Written problem:
Set down the full listing exactly as given. Any pictures are to be left out.

Raw data:
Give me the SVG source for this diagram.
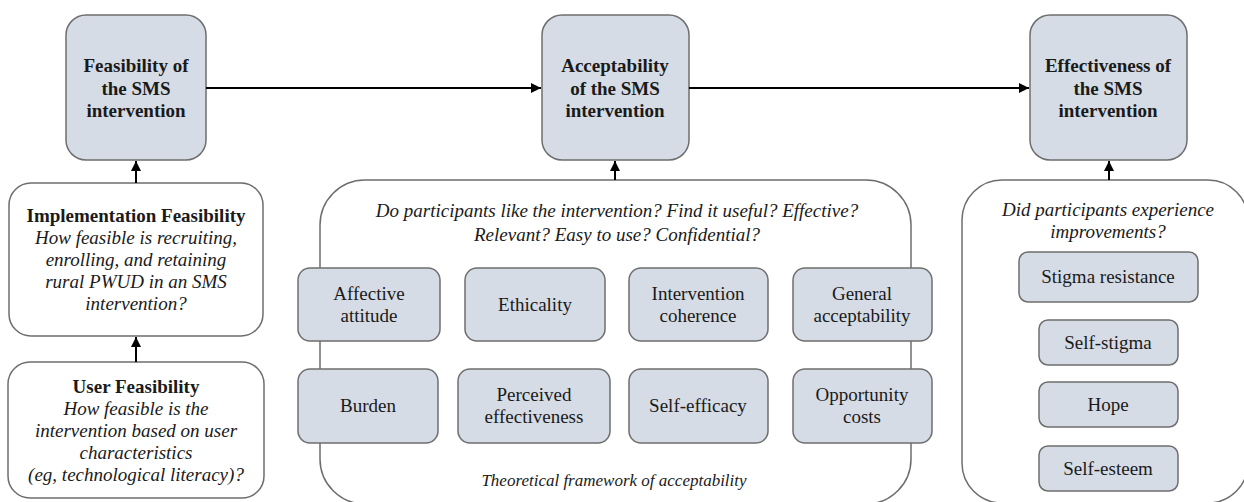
<svg xmlns="http://www.w3.org/2000/svg" width="1244" height="502" viewBox="0 0 1244 502">
<style>
.main{fill:#d6dce5;stroke:#6e6e6e;stroke-width:1.5}
.frame{fill:#ffffff;stroke:#6e6e6e;stroke-width:1.5}
.sub{fill:#d6dce5;stroke:#6e6e6e;stroke-width:1.5}
text{font-family:"Liberation Serif","Times New Roman",serif;fill:#1a1a1a;text-anchor:middle}
.b{font-weight:bold;font-size:19px}
.bh{font-weight:bold;font-size:19px}
.i{font-style:italic;font-size:19px}
.t{font-size:19px}
.s{font-style:italic;font-size:17px}
.conn{stroke:#000;stroke-width:2;fill:none}
</style>
<defs>
<marker id="ah" viewBox="0 0 10 10" refX="10" refY="5" markerWidth="5" markerHeight="5" orient="auto" markerUnits="strokeWidth">
<path d="M0,0 L10,5 L0,10 z" fill="#000"/>
</marker>
</defs>
<rect width="1244" height="502" fill="#fff"/>

<g id="feasibility">
<rect class="main" x="66" y="15" width="140" height="145" rx="20"/>
<text class="b" x="136" y="72">Feasibility of</text>
<text class="b" x="136" y="95">the SMS</text>
<text class="b" x="136" y="117">intervention</text>
</g>
<g id="acceptability">
<rect class="main" x="542" y="15" width="147" height="145" rx="20"/>
<text class="b" x="615" y="72">Acceptability</text>
<text class="b" x="615" y="95">of the SMS</text>
<text class="b" x="615" y="117">intervention</text>
</g>
<g id="effectiveness">
<rect class="main" x="1030" y="15" width="157" height="145" rx="20"/>
<text class="b" x="1108" y="72">Effectiveness of</text>
<text class="b" x="1108" y="95">the SMS</text>
<text class="b" x="1108" y="117">intervention</text>
</g>

<g id="implementation">
<rect class="frame" x="9" y="183" width="254" height="153" rx="22"/>
<text class="bh" x="136" y="222">Implementation Feasibility</text>
<text class="i" x="136" y="244">How feasible is recruiting,</text>
<text class="i" x="136" y="266">enrolling, and retaining</text>
<text class="i" x="136" y="288">rural PWUD in an SMS</text>
<text class="i" x="136" y="310">intervention?</text>
</g>
<g id="user">
<rect class="frame" x="8" y="362" width="256" height="136" rx="22"/>
<text class="bh" x="136" y="393">User Feasibility</text>
<text class="i" x="136" y="415">How feasible is the</text>
<text class="i" x="136" y="437">intervention based on user</text>
<text class="i" x="136" y="459">characteristics</text>
<text class="i" x="136" y="481">(eg, technological literacy)?</text>
</g>

<g id="acceptability-frame">
<rect class="frame" x="320" y="180" width="591" height="324" rx="45"/>
<text class="i" x="617" y="217">Do participants like the intervention? Find it useful? Effective?</text>
<text class="i" x="617" y="241">Relevant? Easy to use? Confidential?</text>
<text class="s" x="614" y="486">Theoretical framework of acceptability</text>
</g>
<g id="affective">
<rect class="sub" x="298" y="268" width="142" height="73" rx="12"/>
<text class="t" x="369" y="300">Affective</text>
<text class="t" x="369" y="322">attitude</text>
</g>
<g id="ethicality">
<rect class="sub" x="465" y="268" width="140" height="73" rx="12"/>
<text class="t" x="535" y="311">Ethicality</text>
</g>
<g id="coherence">
<rect class="sub" x="629" y="268" width="139" height="73" rx="12"/>
<text class="t" x="698" y="300">Intervention</text>
<text class="t" x="698" y="322">coherence</text>
</g>
<g id="general">
<rect class="sub" x="793" y="268" width="139" height="73" rx="12"/>
<text class="t" x="862" y="300">General</text>
<text class="t" x="862" y="322">acceptability</text>
</g>
<g id="burden">
<rect class="sub" x="298" y="369" width="140" height="74" rx="12"/>
<text class="t" x="368" y="412">Burden</text>
</g>
<g id="perceived">
<rect class="sub" x="458" y="369" width="152" height="74" rx="12"/>
<text class="t" x="534" y="401">Perceived</text>
<text class="t" x="534" y="423">effectiveness</text>
</g>
<g id="selfefficacy">
<rect class="sub" x="629" y="369" width="139" height="74" rx="12"/>
<text class="t" x="698" y="412">Self-efficacy</text>
</g>
<g id="opportunity">
<rect class="sub" x="793" y="369" width="139" height="74" rx="12"/>
<text class="t" x="862" y="401">Opportunity</text>
<text class="t" x="862" y="423">costs</text>
</g>

<g id="effectiveness-frame">
<rect class="frame" x="962" y="180" width="286" height="323" rx="40"/>
<text class="i" x="1108" y="216">Did participants experience</text>
<text class="i" x="1108" y="238">improvements?</text>
</g>
<g id="stigma-resistance">
<rect class="sub" x="1019" y="252" width="179" height="50" rx="9"/>
<text class="t" x="1108" y="283">Stigma resistance</text>
</g>
<g id="self-stigma">
<rect class="sub" x="1039" y="320" width="139" height="45" rx="9"/>
<text class="t" x="1108" y="349">Self-stigma</text>
</g>
<g id="hope">
<rect class="sub" x="1039" y="382" width="139" height="45" rx="9"/>
<text class="t" x="1108" y="411">Hope</text>
</g>
<g id="self-esteem">
<rect class="sub" x="1039" y="446" width="139" height="45" rx="9"/>
<text class="t" x="1108" y="475">Self-esteem</text>
</g>

<g id="connectors">
<line class="conn" x1="206" y1="88" x2="541" y2="88" marker-end="url(#ah)"/>
<line class="conn" x1="689" y1="88" x2="1029" y2="88" marker-end="url(#ah)"/>
<line class="conn" x1="136" y1="183" x2="136" y2="161" marker-end="url(#ah)"/>
<line class="conn" x1="136" y1="362" x2="136" y2="337" marker-end="url(#ah)"/>
<line class="conn" x1="615" y1="180" x2="615" y2="161" marker-end="url(#ah)"/>
<line class="conn" x1="1109" y1="180" x2="1109" y2="161" marker-end="url(#ah)"/>
</g>
</svg>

Final answer:
Give me the SVG source for this diagram.
<svg xmlns="http://www.w3.org/2000/svg" width="1244" height="502" viewBox="0 0 1244 502">
<style>
.main{fill:#d6dce5;stroke:#6e6e6e;stroke-width:1.5}
.frame{fill:#ffffff;stroke:#6e6e6e;stroke-width:1.5}
.sub{fill:#d6dce5;stroke:#6e6e6e;stroke-width:1.5}
text{font-family:"Liberation Serif","Times New Roman",serif;fill:#1a1a1a;text-anchor:middle}
.b{font-weight:bold;font-size:19px}
.bh{font-weight:bold;font-size:19px}
.i{font-style:italic;font-size:19px}
.t{font-size:19px}
.s{font-style:italic;font-size:17px}
.conn{stroke:#000;stroke-width:2;fill:none}
</style>
<defs>
<marker id="ah" viewBox="0 0 10 10" refX="10" refY="5" markerWidth="5" markerHeight="5" orient="auto" markerUnits="strokeWidth">
<path d="M0,0 L10,5 L0,10 z" fill="#000"/>
</marker>
</defs>
<rect width="1244" height="502" fill="#fff"/>

<g id="feasibility">
<rect class="main" x="66" y="15" width="140" height="145" rx="20"/>
<text class="b" x="136" y="72">Feasibility of</text>
<text class="b" x="136" y="95">the SMS</text>
<text class="b" x="136" y="117">intervention</text>
</g>
<g id="acceptability">
<rect class="main" x="542" y="15" width="147" height="145" rx="20"/>
<text class="b" x="615" y="72">Acceptability</text>
<text class="b" x="615" y="95">of the SMS</text>
<text class="b" x="615" y="117">intervention</text>
</g>
<g id="effectiveness">
<rect class="main" x="1030" y="15" width="157" height="145" rx="20"/>
<text class="b" x="1108" y="72">Effectiveness of</text>
<text class="b" x="1108" y="95">the SMS</text>
<text class="b" x="1108" y="117">intervention</text>
</g>

<g id="implementation">
<rect class="frame" x="9" y="183" width="254" height="153" rx="22"/>
<text class="bh" x="136" y="222">Implementation Feasibility</text>
<text class="i" x="136" y="244">How feasible is recruiting,</text>
<text class="i" x="136" y="266">enrolling, and retaining</text>
<text class="i" x="136" y="288">rural PWUD in an SMS</text>
<text class="i" x="136" y="310">intervention?</text>
</g>
<g id="user">
<rect class="frame" x="8" y="362" width="256" height="136" rx="22"/>
<text class="bh" x="136" y="393">User Feasibility</text>
<text class="i" x="136" y="415">How feasible is the</text>
<text class="i" x="136" y="437">intervention based on user</text>
<text class="i" x="136" y="459">characteristics</text>
<text class="i" x="136" y="481">(eg, technological literacy)?</text>
</g>

<g id="acceptability-frame">
<rect class="frame" x="320" y="180" width="591" height="324" rx="45"/>
<text class="i" x="617" y="217">Do participants like the intervention? Find it useful? Effective?</text>
<text class="i" x="617" y="241">Relevant? Easy to use? Confidential?</text>
<text class="s" x="614" y="486">Theoretical framework of acceptability</text>
</g>
<g id="affective">
<rect class="sub" x="298" y="268" width="142" height="73" rx="12"/>
<text class="t" x="369" y="300">Affective</text>
<text class="t" x="369" y="322">attitude</text>
</g>
<g id="ethicality">
<rect class="sub" x="465" y="268" width="140" height="73" rx="12"/>
<text class="t" x="535" y="311">Ethicality</text>
</g>
<g id="coherence">
<rect class="sub" x="629" y="268" width="139" height="73" rx="12"/>
<text class="t" x="698" y="300">Intervention</text>
<text class="t" x="698" y="322">coherence</text>
</g>
<g id="general">
<rect class="sub" x="793" y="268" width="139" height="73" rx="12"/>
<text class="t" x="862" y="300">General</text>
<text class="t" x="862" y="322">acceptability</text>
</g>
<g id="burden">
<rect class="sub" x="298" y="369" width="140" height="74" rx="12"/>
<text class="t" x="368" y="412">Burden</text>
</g>
<g id="perceived">
<rect class="sub" x="458" y="369" width="152" height="74" rx="12"/>
<text class="t" x="534" y="401">Perceived</text>
<text class="t" x="534" y="423">effectiveness</text>
</g>
<g id="selfefficacy">
<rect class="sub" x="629" y="369" width="139" height="74" rx="12"/>
<text class="t" x="698" y="412">Self-efficacy</text>
</g>
<g id="opportunity">
<rect class="sub" x="793" y="369" width="139" height="74" rx="12"/>
<text class="t" x="862" y="401">Opportunity</text>
<text class="t" x="862" y="423">costs</text>
</g>

<g id="effectiveness-frame">
<rect class="frame" x="962" y="180" width="286" height="323" rx="40"/>
<text class="i" x="1108" y="216">Did participants experience</text>
<text class="i" x="1108" y="238">improvements?</text>
</g>
<g id="stigma-resistance">
<rect class="sub" x="1019" y="252" width="179" height="50" rx="9"/>
<text class="t" x="1108" y="283">Stigma resistance</text>
</g>
<g id="self-stigma">
<rect class="sub" x="1039" y="320" width="139" height="45" rx="9"/>
<text class="t" x="1108" y="349">Self-stigma</text>
</g>
<g id="hope">
<rect class="sub" x="1039" y="382" width="139" height="45" rx="9"/>
<text class="t" x="1108" y="411">Hope</text>
</g>
<g id="self-esteem">
<rect class="sub" x="1039" y="446" width="139" height="45" rx="9"/>
<text class="t" x="1108" y="475">Self-esteem</text>
</g>

<g id="connectors">
<line class="conn" x1="206" y1="88" x2="541" y2="88" marker-end="url(#ah)"/>
<line class="conn" x1="689" y1="88" x2="1029" y2="88" marker-end="url(#ah)"/>
<line class="conn" x1="136" y1="183" x2="136" y2="161" marker-end="url(#ah)"/>
<line class="conn" x1="136" y1="362" x2="136" y2="337" marker-end="url(#ah)"/>
<line class="conn" x1="615" y1="180" x2="615" y2="161" marker-end="url(#ah)"/>
<line class="conn" x1="1109" y1="180" x2="1109" y2="161" marker-end="url(#ah)"/>
</g>
</svg>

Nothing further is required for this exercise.